Complete Step By Step Solution
First we calculate the change in volume from the top surface to the bottom surface of the mariana trench using the given bulk modulus formula. Bulk modulus of any substance is defined as its measure of it’s resistance to compression.
Mathematically, Bulk modulus is given as
\[B = \dfrac{{\Delta P}}{{\dfrac{{\Delta V}}{V}}}\], where \[\Delta P\]is change in pressure from top surface to the bottom surface
And \[\Delta V\]is the change in volume of water from top surface to the bottom.
\[ \Rightarrow B = \dfrac{{(1000 \times {{10}^5}N{m^{ - 2}})}}{{\dfrac{{\Delta V}}{V}}}\]
We know B value , taking \[\dfrac{{\Delta V}}{V}\]to the other side we get,
\[ \Rightarrow \dfrac{{\Delta V}}{V} = \dfrac{{(1000 \times {{10}^5}N{m^{ - 2}})}}{B}\]
\[ \Rightarrow \dfrac{{\Delta V}}{V} = \dfrac{{(1000 \times {{10}^5}N{m^{ - 2}})}}{{(2 \times {{10}^9}N{m^{ - 2}})}}\]
Now, \[V\]is initial volume \[{V_1}\]
\[ \Rightarrow \dfrac{{{V_1} - {V_2}}}{{{V_1}}} = \dfrac{1}{{20}}\]
\[ \Rightarrow {V_1}(1 - \dfrac{1}{{20}}) = {V_2}\]
Now, density at 11km depth is given as
\[{\rho _2} = \dfrac{{mass}}{{Volum{e_2}}}\]
Mass of water is constant throughout ,Hence
\[ \Rightarrow {\rho _2} = \dfrac{{{\rho _1} \times {V_1}}}{{{V_2}}}\]

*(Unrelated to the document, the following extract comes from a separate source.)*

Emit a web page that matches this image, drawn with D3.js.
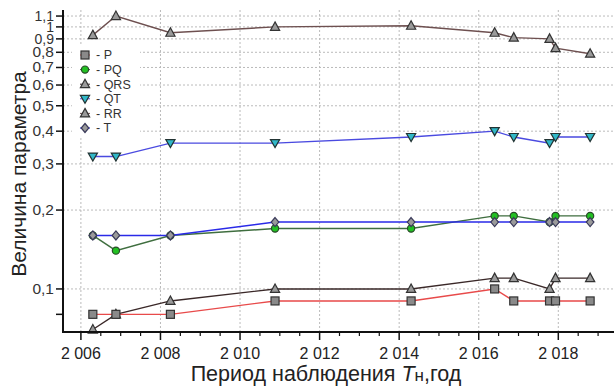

Substituting for \[{V_2}\], we get
\[ \Rightarrow {\rho _2} = \dfrac{{{\rho _1} \times {V_1}}}{{{V_1}(1 - \dfrac{1}{{20}})}}\]
Cancelling out \[{V_1}\]we get,
\[ \Rightarrow {\rho _2} = \dfrac{{{\rho _1}}}{{0.95}}\]
Now ,we need to calculate change in density percentage given by the formula
\[ \Rightarrow \dfrac{{{\rho _2} - {\rho _1}}}{{{\rho _1}}} \times 100\]
\[ \Rightarrow \dfrac{{\dfrac{{{\rho _1}}}{{0.95}} - {\rho _1}}}{{{\rho _1}}} \times 100\]
\[ \Rightarrow \dfrac{{{\rho _1}(0.0526)}}{{{\rho _1}}} \times 100\]
\[ \therefore 5\% \]

Hence, the percentage change in density sums unto 5%.

Note We can also calculate the percentage change in density by considering the hydrostatic pressure exerted by the water on the bottom surface and by the atmosphere on top. Hydrostatic pressure is the pressure exerted by a fluid which is at a specified equilibrium at any given point on the fluid due to gravitational force. It is mathematically represented as the product of depth, density of the surface and gravitational force g.